What is being asked
Copy all the entries word for word, but omit the pictures.

===== Record set =====

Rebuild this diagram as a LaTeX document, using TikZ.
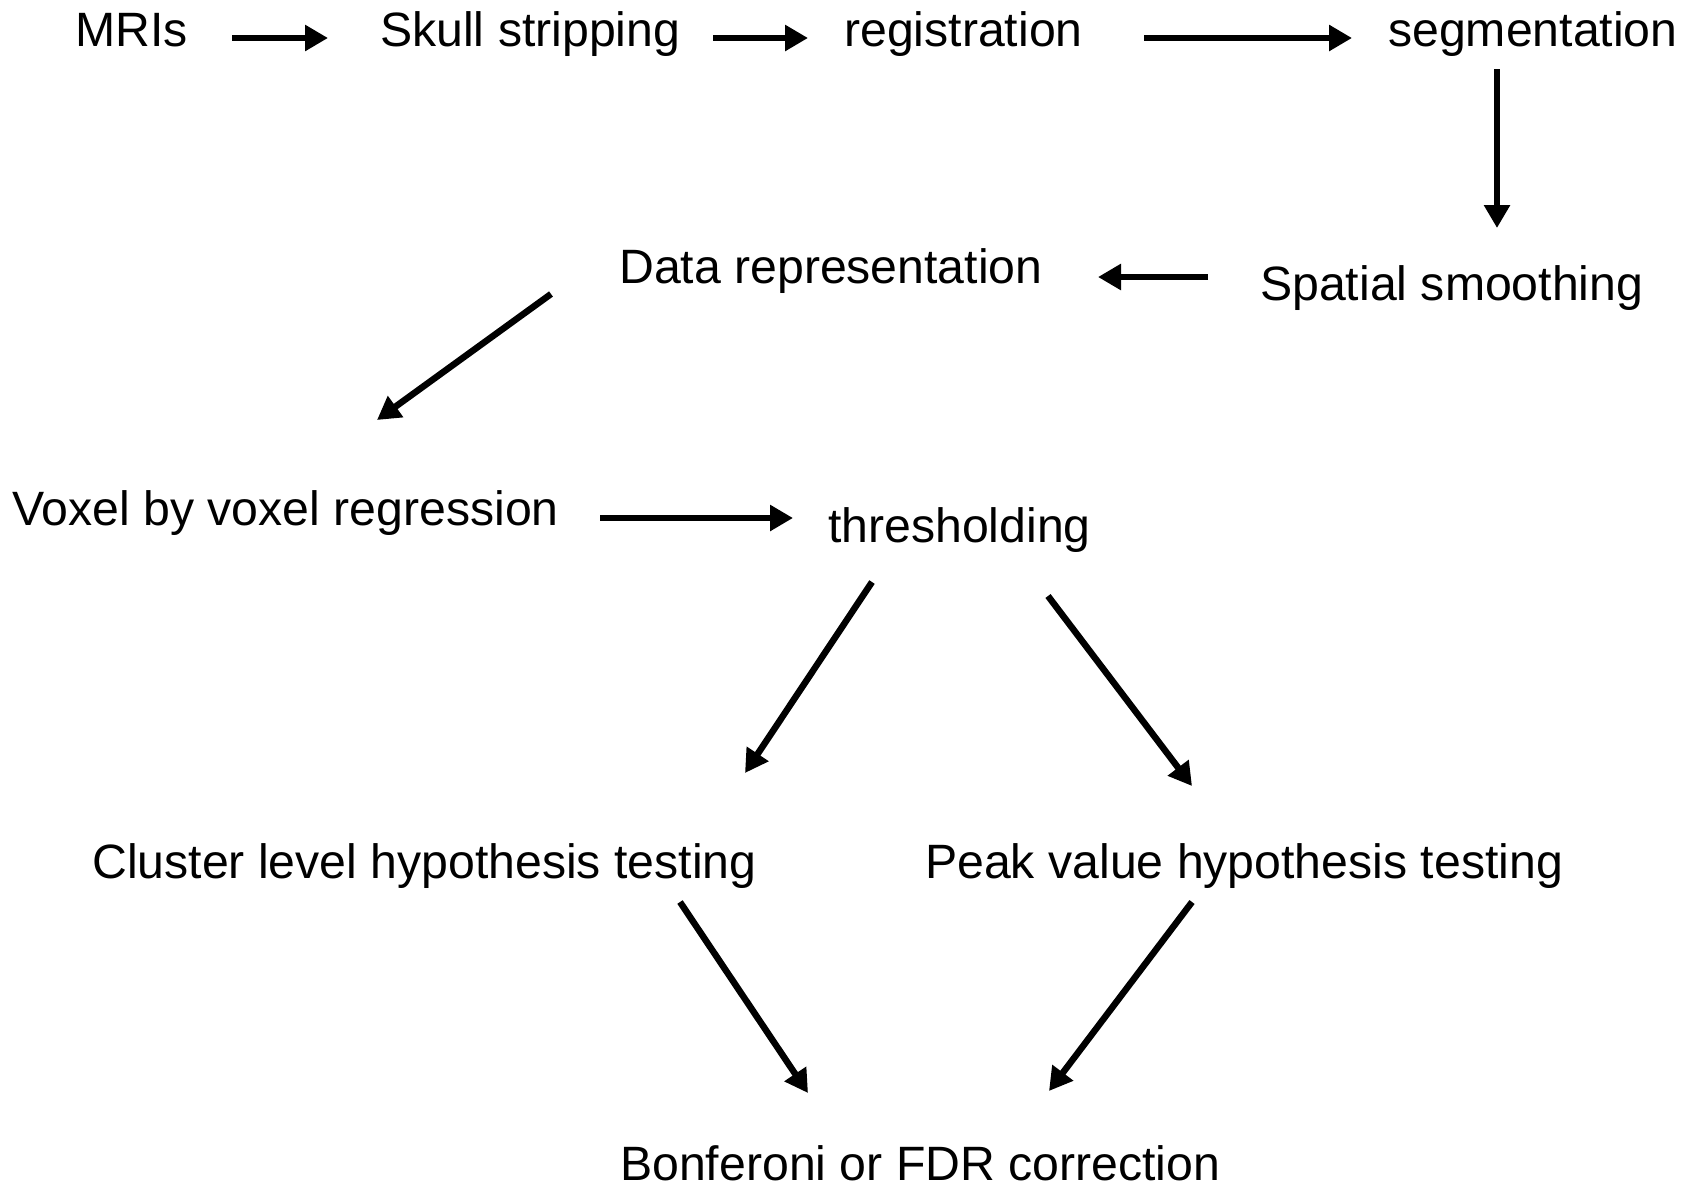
\documentclass[tikz,border=0pt]{standalone}
\usepackage{fontspec}
\setmainfont{Liberation Sans}
\usetikzlibrary{arrows.meta}
\begin{document}
\begin{tikzpicture}[x=1pt,y=-1pt,
  lbl/.style={anchor=base west,inner sep=0pt,font=\fontsize{48.2}{58}\selectfont},
  flow/.style={line width=6.5pt,-{Triangle[length=23pt,width=25pt]}}]
\useasboundingbox[fill=white] (0,0) rectangle (1696,1187);
% text nodes
\node[lbl] (mri) at (75,46) {MRIs};
\node[lbl] (skull) at (380,46) {Skull stripping};
\node[lbl] (reg) at (844,46) {registration};
\node[lbl] (seg) at (1388,46) {segmentation};
\node[lbl] (data) at (619,283) {Data representation};
\node[lbl] (spat) at (1260,300) {Spatial smoothing};
\node[lbl] (voxel) at (12,525) {Voxel by voxel regression};
\node[lbl] (thr) at (828,542) {thresholding};
\node[lbl] (clus) at (92,878) {Cluster level hypothesis testing};
\node[lbl] (peak) at (925,878) {Peak value hypothesis testing};
\node[lbl] (bonf) at (620,1180) {Bonferoni or FDR correction};
% connector end points
\coordinate (mriS) at (232,38);   \coordinate (skullE) at (328,38);
\coordinate (skullS) at (713,38); \coordinate (regE) at (808,38);
\coordinate (regS) at (1144,38);  \coordinate (segE) at (1352,38);
\coordinate (segS) at (1497,69);  \coordinate (spatE) at (1497,228);
\coordinate (spatS) at (1208,277);\coordinate (dataE) at (1098,277);
\coordinate (dataS) at (551,294); \coordinate (voxelE) at (377,420);
\coordinate (voxelS) at (600,518);\coordinate (thrE) at (793,518);
\coordinate (thrS1) at (872,582); \coordinate (clusE) at (745,773);
\coordinate (thrS2) at (1048,596);\coordinate (peakE) at (1192,786);
\coordinate (clusS) at (680,902); \coordinate (bonfE1) at (808,1093);
\coordinate (peakS) at (1192,902);\coordinate (bonfE2) at (1049,1091);
% connectors
\draw[flow] (mriS) -- (skullE);
\draw[flow] (skullS) -- (regE);
\draw[flow] (regS) -- (segE);
\draw[flow] (segS) -- (spatE);
\draw[flow] (spatS) -- (dataE);
\draw[flow] (dataS) -- (voxelE);
\draw[flow] (voxelS) -- (thrE);
\draw[flow] (thrS1) -- (clusE);
\draw[flow] (thrS2) -- (peakE);
\draw[flow] (clusS) -- (bonfE1);
\draw[flow] (peakS) -- (bonfE2);
\end{tikzpicture}
\end{document}
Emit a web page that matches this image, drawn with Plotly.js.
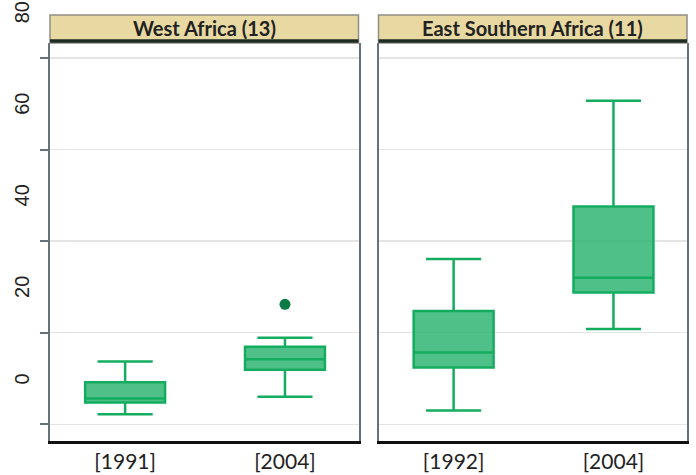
<!DOCTYPE html>
<html>
<head>
<meta charset="utf-8">
<script src="https://cdn.plot.ly/plotly-3.0.1.min.js"></script>
<style>html,body{margin:0;padding:0;background:#fff;}#chart{width:696px;height:475px;}</style>
</head>
<body>
<div id="chart"></div>
<script>
// ---- data ----
const panelTitles = ['West Africa (13)', 'East Southern Africa (11)'];
const westYears = ['[1991]', '[2004]'];
const westLower = [-7.8, -4.0];
const westQ1 = [-5.25, 1.9];
const westMedian = [-4.4, 4.2];
const westQ3 = [-0.8, 6.95];
const westUpper = [3.7, 8.9];
const westOutlierYears = ['[2004]'];
const westOutliers = [16.2];

const eastYears = ['[1992]', '[2004]'];
const eastLower = [-7.0, 10.8];
const eastQ1 = [2.4, 18.8];
const eastMedian = [5.7, 22.0];
const eastQ3 = [14.75, 37.55];
const eastUpper = [26.1, 60.7];

const yLabelValues = [0, 20, 40, 60, 80];
const yGridValues = [-10, 10, 30, 50, 70];

// ---- layout constants ----
const yRange = [-13.66, 73.3];
const xRange = [-0.47, 1.46];
const W = 696, H = 475;
const M = {l: 50, r: 9, t: 43, b: 34};
const plotW = W - M.l - M.r, plotH = H - M.t - M.b;
const gap = 20;
const panelW = (plotW - gap) / 2;
const dom1 = [0, panelW / plotW];
const dom2 = [(panelW + gap) / plotW, 1];
const toPaperY = v => (v - yRange[0]) / (yRange[1] - yRange[0]);

const boxLine = '#14ad5f';
const boxFill = 'rgba(40,178,110,0.82)';

function boxTrace(xs, lo, q1, med, q3, hi, xa, ya) {
  return {
    type: 'box', x: xs, lowerfence: lo, q1: q1, median: med, q3: q3, upperfence: hi,
    xaxis: xa, yaxis: ya, width: 0.5, whiskerwidth: 0.69, boxpoints: false,
    line: {color: boxLine, width: 2.5}, fillcolor: boxFill, showlegend: false, hoverinfo: 'skip'
  };
}

const traces = [
  boxTrace(westYears, westLower, westQ1, westMedian, westQ3, westUpper, 'x', 'y'),
  {type: 'scatter', mode: 'markers', x: westOutlierYears, y: westOutliers, xaxis: 'x', yaxis: 'y',
   marker: {color: '#0b7a44', size: 11, symbol: 'circle', line: {width: 0}}, showlegend: false, hoverinfo: 'skip'},
  boxTrace(eastYears, eastLower, eastQ1, eastMedian, eastQ3, eastUpper, 'x2', 'y2')
];

const xAxisBase = {
  type: 'category', range: xRange, showgrid: false, zeroline: false,
  showline: true, linecolor: '#111', linewidth: 3, ticks: '', fixedrange: true,
  tickfont: {family: 'Lato, sans-serif', size: 21, color: '#222'}
};
const yAxisBase = {
  range: yRange, tickvals: yGridValues, showticklabels: false, zeroline: false,
  showgrid: true, gridcolor: '#e4e4e4', gridwidth: 1.5,
  showline: true, mirror: true, linecolor: '#66727a', linewidth: 2, fixedrange: true
};

const shapes = [];
const annotations = [];
const doms = [dom1, dom2];
const stripTop = 1 + 28 / plotH;
doms.forEach((d, i) => {
  shapes.push({type: 'rect', xref: 'paper', yref: 'paper', x0: d[0], x1: d[1], y0: 1, y1: stripTop,
    fillcolor: '#e8d9a2', line: {color: '#8f8f88', width: 1.5}, layer: 'above'});
  shapes.push({type: 'line', xref: 'paper', yref: 'paper', x0: d[0], x1: d[1], y0: 1 + 2 / plotH, y1: 1 + 2 / plotH,
    line: {color: '#1e2d24', width: 3.5}, layer: 'above'});
  annotations.push({xref: 'paper', yref: 'paper', x: (d[0] + d[1]) / 2, y: 1 + 15 / plotH,
    text: '<b>' + panelTitles[i] + '</b>', showarrow: false, xanchor: 'center', yanchor: 'middle',
    font: {family: 'Lato, sans-serif', size: 20, color: '#222'}});
});
yLabelValues.forEach(v => {
  annotations.push({xref: 'paper', yref: 'paper', x: -28 / plotW, y: toPaperY(v), text: String(v),
    showarrow: false, textangle: -90, xanchor: 'center', yanchor: 'middle',
    font: {family: 'Liberation Sans, Arial, sans-serif', size: 20, color: '#222'}});
});

const layout = {
  width: W, height: H, margin: M, paper_bgcolor: '#fff', plot_bgcolor: '#fff', showlegend: false,
  xaxis: Object.assign({}, xAxisBase, {domain: dom1, anchor: 'y'}),
  xaxis2: Object.assign({}, xAxisBase, {domain: dom2, anchor: 'y2'}),
  yaxis: Object.assign({}, yAxisBase, {anchor: 'x', ticks: 'outside', ticklen: 8, tickwidth: 2, tickcolor: '#66727a'}),
  yaxis2: Object.assign({}, yAxisBase, {anchor: 'x2', ticks: ''}),
  shapes: shapes, annotations: annotations
};

Plotly.newPlot('chart', traces, layout, {staticPlot: true, displayModeBar: false});
</script>
</body>
</html>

=====

Response for this exercise
Rebuild this diagram as a LaTeX document, using TikZ.
\documentclass[tikz,border=0pt]{standalone}
\usepackage{fontspec}
\setmainfont{Liberation Sans}
\usetikzlibrary{arrows.meta}
\begin{document}
\begin{tikzpicture}[x=1pt,y=-1pt,
  lbl/.style={anchor=base west,inner sep=0pt,font=\fontsize{48.2}{58}\selectfont},
  flow/.style={line width=6.5pt,-{Triangle[length=23pt,width=25pt]}}]
\useasboundingbox[fill=white] (0,0) rectangle (1696,1187);
% text nodes
\node[lbl] (mri) at (75,46) {MRIs};
\node[lbl] (skull) at (380,46) {Skull stripping};
\node[lbl] (reg) at (844,46) {registration};
\node[lbl] (seg) at (1388,46) {segmentation};
\node[lbl] (data) at (619,283) {Data representation};
\node[lbl] (spat) at (1260,300) {Spatial smoothing};
\node[lbl] (voxel) at (12,525) {Voxel by voxel regression};
\node[lbl] (thr) at (828,542) {thresholding};
\node[lbl] (clus) at (92,878) {Cluster level hypothesis testing};
\node[lbl] (peak) at (925,878) {Peak value hypothesis testing};
\node[lbl] (bonf) at (620,1180) {Bonferoni or FDR correction};
% connector end points
\coordinate (mriS) at (232,38);   \coordinate (skullE) at (328,38);
\coordinate (skullS) at (713,38); \coordinate (regE) at (808,38);
\coordinate (regS) at (1144,38);  \coordinate (segE) at (1352,38);
\coordinate (segS) at (1497,69);  \coordinate (spatE) at (1497,228);
\coordinate (spatS) at (1208,277);\coordinate (dataE) at (1098,277);
\coordinate (dataS) at (551,294); \coordinate (voxelE) at (377,420);
\coordinate (voxelS) at (600,518);\coordinate (thrE) at (793,518);
\coordinate (thrS1) at (872,582); \coordinate (clusE) at (745,773);
\coordinate (thrS2) at (1048,596);\coordinate (peakE) at (1192,786);
\coordinate (clusS) at (680,902); \coordinate (bonfE1) at (808,1093);
\coordinate (peakS) at (1192,902);\coordinate (bonfE2) at (1049,1091);
% connectors
\draw[flow] (mriS) -- (skullE);
\draw[flow] (skullS) -- (regE);
\draw[flow] (regS) -- (segE);
\draw[flow] (segS) -- (spatE);
\draw[flow] (spatS) -- (dataE);
\draw[flow] (dataS) -- (voxelE);
\draw[flow] (voxelS) -- (thrE);
\draw[flow] (thrS1) -- (clusE);
\draw[flow] (thrS2) -- (peakE);
\draw[flow] (clusS) -- (bonfE1);
\draw[flow] (peakS) -- (bonfE2);
\end{tikzpicture}
\end{document}
Emit a web page that matches this image, drawn with Plotly.js.
<!DOCTYPE html>
<html>
<head>
<meta charset="utf-8">
<script src="https://cdn.plot.ly/plotly-3.0.1.min.js"></script>
<style>html,body{margin:0;padding:0;background:#fff;}#chart{width:696px;height:475px;}</style>
</head>
<body>
<div id="chart"></div>
<script>
// ---- data ----
const panelTitles = ['West Africa (13)', 'East Southern Africa (11)'];
const westYears = ['[1991]', '[2004]'];
const westLower = [-7.8, -4.0];
const westQ1 = [-5.25, 1.9];
const westMedian = [-4.4, 4.2];
const westQ3 = [-0.8, 6.95];
const westUpper = [3.7, 8.9];
const westOutlierYears = ['[2004]'];
const westOutliers = [16.2];

const eastYears = ['[1992]', '[2004]'];
const eastLower = [-7.0, 10.8];
const eastQ1 = [2.4, 18.8];
const eastMedian = [5.7, 22.0];
const eastQ3 = [14.75, 37.55];
const eastUpper = [26.1, 60.7];

const yLabelValues = [0, 20, 40, 60, 80];
const yGridValues = [-10, 10, 30, 50, 70];

// ---- layout constants ----
const yRange = [-13.66, 73.3];
const xRange = [-0.47, 1.46];
const W = 696, H = 475;
const M = {l: 50, r: 9, t: 43, b: 34};
const plotW = W - M.l - M.r, plotH = H - M.t - M.b;
const gap = 20;
const panelW = (plotW - gap) / 2;
const dom1 = [0, panelW / plotW];
const dom2 = [(panelW + gap) / plotW, 1];
const toPaperY = v => (v - yRange[0]) / (yRange[1] - yRange[0]);

const boxLine = '#14ad5f';
const boxFill = 'rgba(40,178,110,0.82)';

function boxTrace(xs, lo, q1, med, q3, hi, xa, ya) {
  return {
    type: 'box', x: xs, lowerfence: lo, q1: q1, median: med, q3: q3, upperfence: hi,
    xaxis: xa, yaxis: ya, width: 0.5, whiskerwidth: 0.69, boxpoints: false,
    line: {color: boxLine, width: 2.5}, fillcolor: boxFill, showlegend: false, hoverinfo: 'skip'
  };
}

const traces = [
  boxTrace(westYears, westLower, westQ1, westMedian, westQ3, westUpper, 'x', 'y'),
  {type: 'scatter', mode: 'markers', x: westOutlierYears, y: westOutliers, xaxis: 'x', yaxis: 'y',
   marker: {color: '#0b7a44', size: 11, symbol: 'circle', line: {width: 0}}, showlegend: false, hoverinfo: 'skip'},
  boxTrace(eastYears, eastLower, eastQ1, eastMedian, eastQ3, eastUpper, 'x2', 'y2')
];

const xAxisBase = {
  type: 'category', range: xRange, showgrid: false, zeroline: false,
  showline: true, linecolor: '#111', linewidth: 3, ticks: '', fixedrange: true,
  tickfont: {family: 'Lato, sans-serif', size: 21, color: '#222'}
};
const yAxisBase = {
  range: yRange, tickvals: yGridValues, showticklabels: false, zeroline: false,
  showgrid: true, gridcolor: '#e4e4e4', gridwidth: 1.5,
  showline: true, mirror: true, linecolor: '#66727a', linewidth: 2, fixedrange: true
};

const shapes = [];
const annotations = [];
const doms = [dom1, dom2];
const stripTop = 1 + 28 / plotH;
doms.forEach((d, i) => {
  shapes.push({type: 'rect', xref: 'paper', yref: 'paper', x0: d[0], x1: d[1], y0: 1, y1: stripTop,
    fillcolor: '#e8d9a2', line: {color: '#8f8f88', width: 1.5}, layer: 'above'});
  shapes.push({type: 'line', xref: 'paper', yref: 'paper', x0: d[0], x1: d[1], y0: 1 + 2 / plotH, y1: 1 + 2 / plotH,
    line: {color: '#1e2d24', width: 3.5}, layer: 'above'});
  annotations.push({xref: 'paper', yref: 'paper', x: (d[0] + d[1]) / 2, y: 1 + 15 / plotH,
    text: '<b>' + panelTitles[i] + '</b>', showarrow: false, xanchor: 'center', yanchor: 'middle',
    font: {family: 'Lato, sans-serif', size: 20, color: '#222'}});
});
yLabelValues.forEach(v => {
  annotations.push({xref: 'paper', yref: 'paper', x: -28 / plotW, y: toPaperY(v), text: String(v),
    showarrow: false, textangle: -90, xanchor: 'center', yanchor: 'middle',
    font: {family: 'Liberation Sans, Arial, sans-serif', size: 20, color: '#222'}});
});

const layout = {
  width: W, height: H, margin: M, paper_bgcolor: '#fff', plot_bgcolor: '#fff', showlegend: false,
  xaxis: Object.assign({}, xAxisBase, {domain: dom1, anchor: 'y'}),
  xaxis2: Object.assign({}, xAxisBase, {domain: dom2, anchor: 'y2'}),
  yaxis: Object.assign({}, yAxisBase, {anchor: 'x', ticks: 'outside', ticklen: 8, tickwidth: 2, tickcolor: '#66727a'}),
  yaxis2: Object.assign({}, yAxisBase, {anchor: 'x2', ticks: ''}),
  shapes: shapes, annotations: annotations
};

Plotly.newPlot('chart', traces, layout, {staticPlot: true, displayModeBar: false});
</script>
</body>
</html>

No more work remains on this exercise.